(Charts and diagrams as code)
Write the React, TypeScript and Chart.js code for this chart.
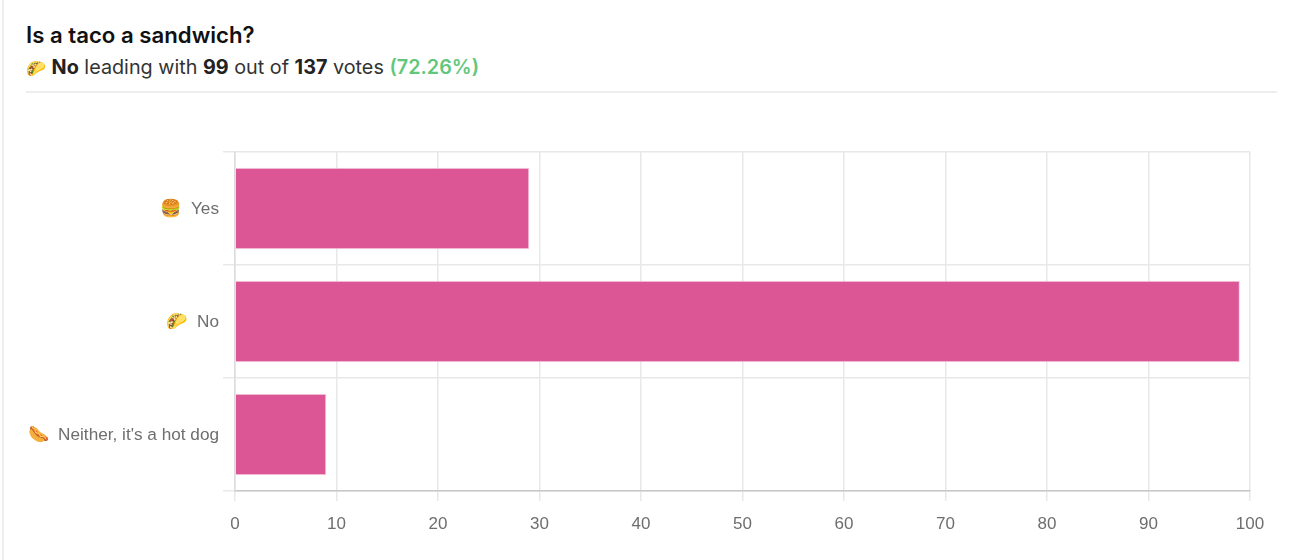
import React, { useEffect, useRef } from "react";
import { Chart, registerables } from "chart.js";

Chart.register(...registerables);

const categories = ["🍔  Yes", "🌮  No", "🌭  Neither, it's a hot dog"];
const votes = [29, 99, 9];
const xTicks = [0, 10, 20, 30, 40, 50, 60, 70, 80, 90, 100];

const sans = "'Liberation Sans', Arial, sans-serif";

export default function App() {
  const ref = useRef<HTMLCanvasElement>(null);
  useEffect(() => {
    const chart = new Chart(ref.current!, {
      type: "bar",
      data: {
        labels: categories,
        datasets: [
          {
            data: votes,
            backgroundColor: "#dc5695",
            borderColor: "#f3cfe0",
            borderWidth: 1,
          },
        ],
      },
      options: {
        indexAxis: "y",
        responsive: false,
        animation: false,
        layout: { padding: { top: 152, right: 42, bottom: 0, left: 0 } },
        plugins: { legend: { display: false }, tooltip: { enabled: false } },
        scales: {
          x: {
            min: 0,
            max: 100,
            afterBuildTicks: (a: any) => {
              a.ticks = xTicks.map((value) => ({ value }));
            },
            afterFit: (a: any) => {
              a.height = 69;
            },
            grid: { color: "#e8e8e8", lineWidth: 1.5, tickLength: 10 },
            border: { color: "#c8c8c8", width: 1.5 },
            ticks: {
              color: "#6e6e6e",
              maxRotation: 0,
              padding: 13,
              font: { family: sans, size: 17 },
            },
          },
          y: {
            afterFit: (a: any) => {
              a.width = 235;
            },
            grid: { color: "#e8e8e8", lineWidth: 1.5, tickLength: 12 },
            border: { color: "#dcdcdc", width: 1.5 },
            ticks: {
              color: "#6e6e6e",
              padding: 4,
              labelOffset: 1,
              font: { family: sans, size: 17.2 },
            },
          },
        },
      },
    });
    return () => chart.destroy();
  }, []);

  return (
    <div style={{ position: "fixed", left: 0, top: 0, width: 1292, height: 560, background: "#fff", overflow: "hidden" }}>
      <div style={{ position: "absolute", left: 2, top: 0, width: 2, height: 560, background: "#eeeeee" }} />
      <div style={{ position: "absolute", left: 26, top: 21, font: "600 22.2px Inter, sans-serif", color: "#111", whiteSpace: "nowrap", lineHeight: "28px" }}>
        Is a taco a sandwich?
      </div>
      <div style={{ position: "absolute", left: 26, top: 53, font: "400 19.8px Inter, sans-serif", color: "#333", whiteSpace: "nowrap", lineHeight: "28px" }}>
        <span style={{ fontSize: 16 }}>🌮</span> <b style={{ fontWeight: 700, color: "#222" }}>No</b> leading with <b style={{ fontWeight: 700, color: "#222" }}>99</b> out of{" "}
        <b style={{ fontWeight: 700, color: "#222" }}>137</b> votes <b style={{ fontWeight: 600, color: "#62c77b" }}>(72.26%)</b>
      </div>
      <div style={{ position: "absolute", left: 26, top: 91, width: 1251, height: 2, background: "#eeeeee" }} />
      <canvas ref={ref} width={1292} height={560} style={{ position: "absolute", left: 0, top: 0, display: "block" }} />
    </div>
  );
}
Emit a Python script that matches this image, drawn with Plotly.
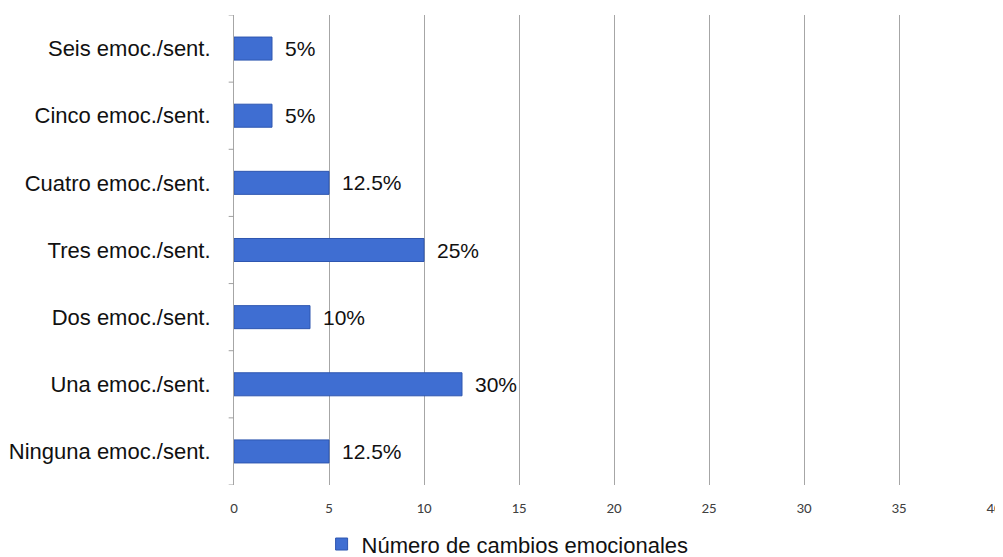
import plotly.graph_objects as go

categories = ["Ninguna emoc./sent.", "Una emoc./sent.", "Dos emoc./sent.", "Tres emoc./sent.",
              "Cuatro emoc./sent.", "Cinco emoc./sent.", "Seis emoc./sent."]
values = [5, 12, 4, 10, 5, 2, 2]
pct_labels = ["12.5%", "30%", "10%", "25%", "12.5%", "5%", "5%"]
series_name = "Número de cambios emocionales"
x_ticks = [0, 5, 10, 15, 20, 25, 30, 35, 40]

FONT = "Arial, Liberation Sans, sans-serif"

fig = go.Figure()
fig.add_trace(go.Bar(
    y=categories, x=values, orientation="h", name=series_name,
    marker=dict(color="#3F6ED2", line=dict(color="#2E56B0", width=1)),
    showlegend=True,
))

for c, v, t in zip(categories, values, pct_labels):
    fig.add_annotation(x=v, y=c, text=t, showarrow=False, xanchor="left", xshift=11,
                       font=dict(family=FONT, size=21, color="#111111"))

# category-boundary tick marks on the y axis
shapes = []
for i in range(len(categories) + 1):
    shapes.append(dict(type="line", xref="paper", yref="y", x0=-0.007, x1=0,
                       y0=i - 0.5, y1=i - 0.5, line=dict(color="#A0A0A0", width=1)))
fig.update_layout(shapes=shapes)

# page body has an 8px default margin, so the figure is sized to fit the window
fig.update_layout(
    width=995, height=549,
    margin=dict(l=226, r=9, t=7, b=72, autoexpand=False),
    paper_bgcolor="white", plot_bgcolor="white",
    bargap=0.657,
    font=dict(family=FONT, color="#111111"),
    xaxis=dict(range=[0, 40], tickvals=x_ticks, showgrid=True, gridcolor="#A6A6A6", gridwidth=1,
               zeroline=False, showline=False, ticks="", automargin=False,
               tickfont=dict(family="Carlito, Calibri, Open Sans, sans-serif", size=15, color="#404040"),
               ticklabelstandoff=12, ticklabeloverflow="allow"),
    yaxis=dict(showline=True, linecolor="#A6A6A6", linewidth=1, ticks="", automargin=False,
               range=[-0.5, 6.5], tickfont=dict(family=FONT, size=22, color="#111111"),
               ticklabelstandoff=18),
    legend=dict(orientation="h", x=0.36, xanchor="center", y=-0.126, yanchor="middle",
                font=dict(family=FONT, size=22, color="#111111"), itemwidth=30,
                tracegroupgap=0, borderwidth=0),
)

fig.write_html("out.html")
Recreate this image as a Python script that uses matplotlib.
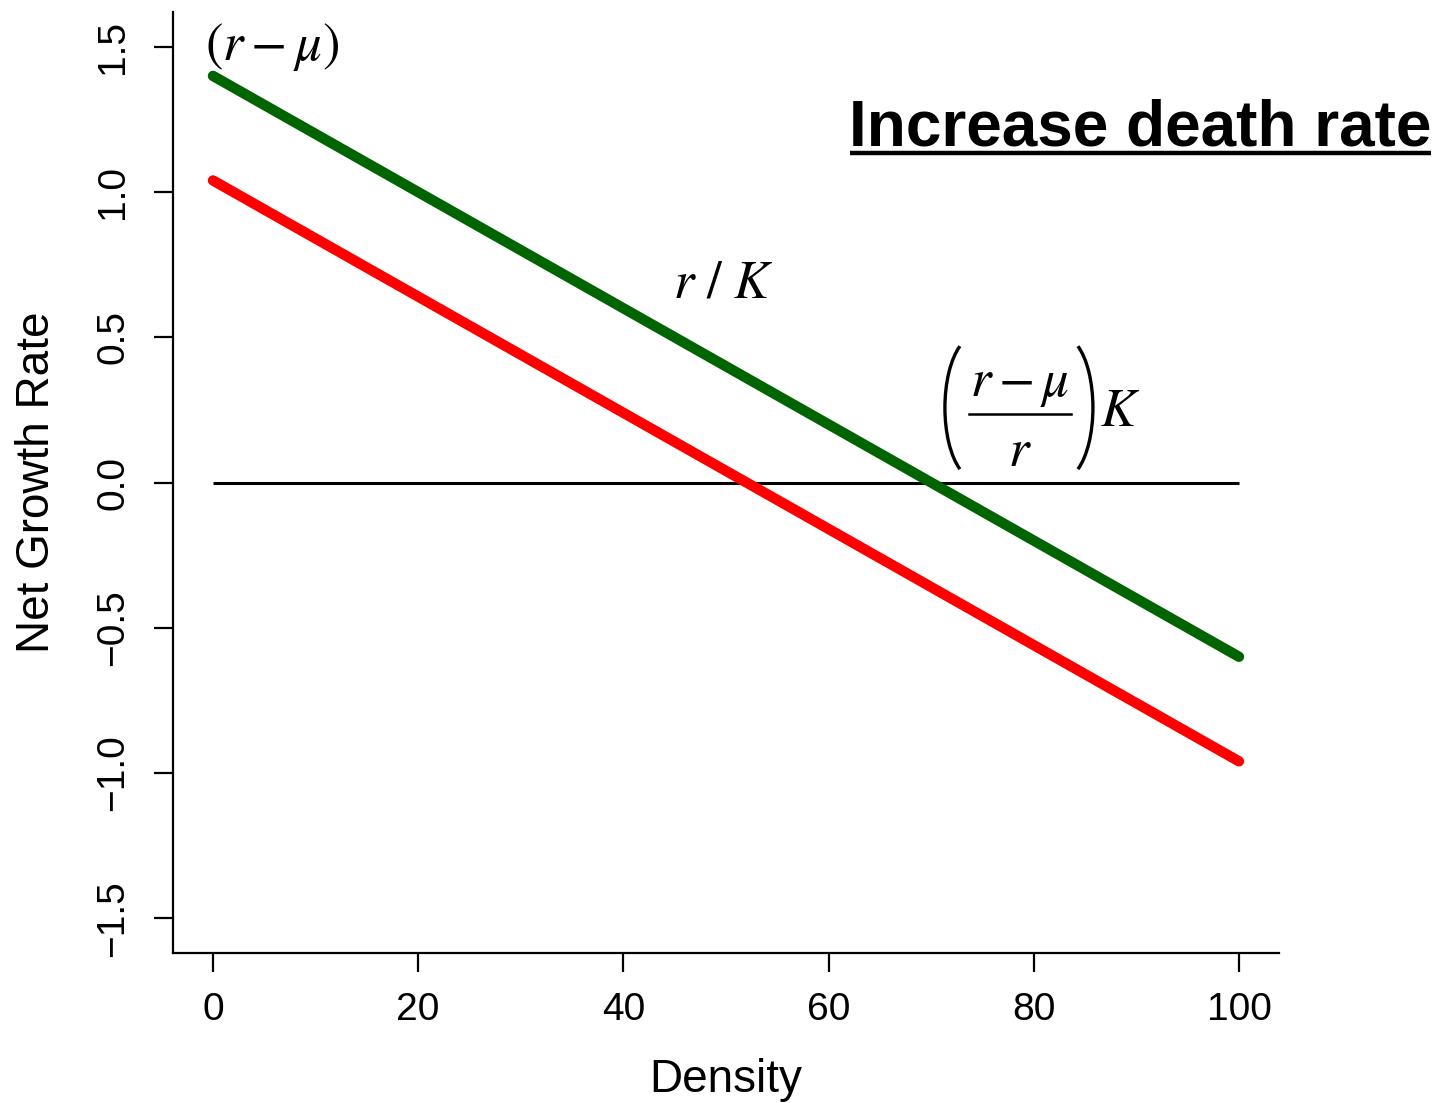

Given task:
Using the listing above, say how many of its lines contain the string "with", giving nothing but the figure.

Result below:
2